Topic 1 - The Role of the Financial Manager Flashcards
Name the different legal forms of business.
- Sole Traders - No distinction between business and person. Easy to set up and operate; taxed as personal income. Personal liability, limited life, difficult to transfer
- Partnerships - Two or more business owners. Each partner liable for every partner’s actions
- Limited Partnerships - One or more general partners and many limited partners
Limited liability of corporation, tax benefits of partnership - Proprietary Limited Company - Separate legal entity with all the economic rights and responsibilities of a person
Creates roles for employees, directors and shareholders
Regulated under the Corporations Law 2001 - Companies - Legal entity with all the economic rights and responsibilities of a person
Owned by shareholders
Strengths – limited liability for investors, unlimited business life
What are the functions of corporate finance?
- Capital budgeting - investing
- Capital structure - financing
- Dividend - reward distribution
- Risk management
- Corporate governance
What is the capital budgeting function?
The planning and control of cash outflows in the expectation of deriving future cash inflows from investments in non-current assets.
The investment decision. What long-term investments or projects should the business take on?
It involves evaluating the size, timing and risk of future cashflows
What is capital structure?
The financing decision. How should we pay for our assets? Should we use debt or equity?
What is the financing decision?
A firm’s capital structure is the specific mix of debt and equity used to finance the firms operations. Decisions need to be made on both the financing mix and how and where to raise the money. Working capital management decisions involves managing day to day activities.

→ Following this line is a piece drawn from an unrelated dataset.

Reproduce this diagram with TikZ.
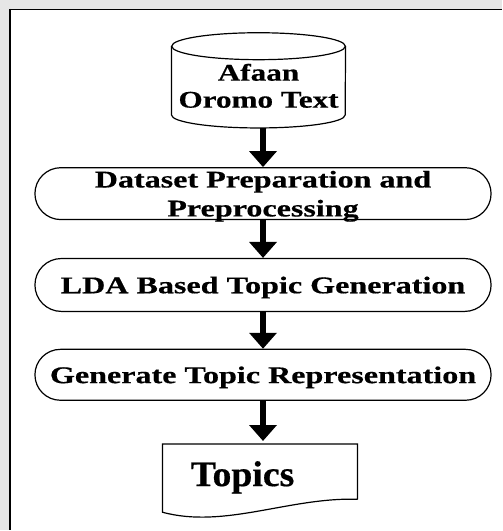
\documentclass[tikz,border=0pt]{standalone}
\usepackage{fontspec}
\setmainfont{Liberation Serif}
\newfontfamily\stepfont[FakeStretch=1.34,FakeBold=0.5]{Liberation Serif}
\newfontfamily\cylfont[FakeStretch=1.3,FakeBold=0.5]{Liberation Serif}
\newfontfamily\outfont[FakeStretch=1.05,FakeBold=0.5]{Liberation Serif}
\usetikzlibrary{arrows.meta,shapes.misc}
\definecolor{pagegray}{HTML}{E6E6E6}

\begin{document}
\begin{tikzpicture}[x=1pt,y=-1pt,
  stepbox/.style={rounded rectangle, draw=black, line width=1.2pt,
    minimum width=457pt, inner sep=0pt, align=center, text depth=0pt,
    font=\stepfont\bfseries\fontsize{24}{29}\selectfont},
  flowarrow/.style={line width=6.5pt, -{Triangle[width=27pt,length=16pt]}},
  outline/.style={draw=black, line width=1.2pt}]

% page background and frame
\fill[pagegray] (0,0) rectangle (503,531);
\fill[white] (10,10) rectangle (503,531);
\draw[line width=1.5pt] (10,9.5) -- (503,9.5);
\draw[line width=2pt] (10.5,9) -- (10.5,531);

% data source (cylinder)
\node[minimum width=174pt, minimum height=95pt, inner sep=0pt] (src) at (259,80.5) {};
\draw[outline] ([yshift=-13.5pt]src.north west) -- ([yshift=13pt]src.south west)
  arc[start angle=180, end angle=0, x radius=87, y radius=13]
  -- ([yshift=-13.5pt]src.north east);
\draw[outline] ([yshift=-13.5pt]src.north) ellipse[x radius=87, y radius=13.5];
\node[font=\cylfont\bfseries\fontsize{24}{27}\selectfont, align=center, inner sep=0pt]
  (srclabel) at (259,86) {Afaan\\Oromo Text};

% processing steps
\node[stepbox, minimum height=52pt] (dsp) at (263.5,194) {Dataset Preparation and\\Preprocessing};
\node[stepbox, minimum height=53pt] (lda) at (263.5,285.5) {LDA Based Topic Generation};
\node[stepbox, minimum height=51pt] (gen) at (263.5,375.5) {Generate Topic Representation};

% output document
\node[minimum width=195pt, minimum height=68pt, inner sep=0pt] (out) at (260.5,479) {};
\draw[outline] ([yshift=13pt]out.south east) -- (out.north east) -- (out.north west)
  -- (out.south west) .. controls (225,530) and (290,498) .. ([yshift=13pt]out.south east);
\node[font=\outfont\bfseries\fontsize{36}{40}\selectfont, inner sep=0pt, anchor=base]
  (outlabel) at (243,487) {Topics};

% connectors
\draw[flowarrow] (src.south -| dsp.north) -- (dsp.north);
\draw[flowarrow] (dsp.south) -- (lda.north);
\draw[flowarrow] (lda.south) -- (gen.north);
\draw[flowarrow, shorten >=3pt] (gen.south) -- (gen.south |- out.north);
\end{tikzpicture}
\end{document}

What is the dividend decision?
It is the return decision. Should dividends be paid and if so, how much? It involves the decision of whether to pay a dividend to the shareholders or maintain the funds within the firm for internal growth. Factors to consider are growth opportunities, taxation and shareholder preferences
What is corporate governance?
A system of clearly defined responsibilities and procedures to minimise conflict of interests among stakeholders.
What are the core attributes of corporate governance?
Delineation of rights of shareholders and core stakeholders; clearly defined manager and director governance responsibilities; measurable accountabilities for performance responsibilities; fair treatment in all dealings; complete transparency and accuracy in disclosure
What is the financial managers role?
To maximise shareholder wealth.
In practice there is a balance made between the demands of shareholders, society, financial markets and bondholders
What is the agency relationship?
Shareholders hire managers to run the company. There is a conflict of interest between the principal (shareholder) and the agent. In theory shareholders exert significant control over management via corporate congtrol, incentive compensation and monitoring of management decisions. In practice none of these mechanisms are as effective in disciplining management as theory suggests.
What are agency costs?
The actions management can take can be inconsistent with or harmful to the shareholder wealth maximisation.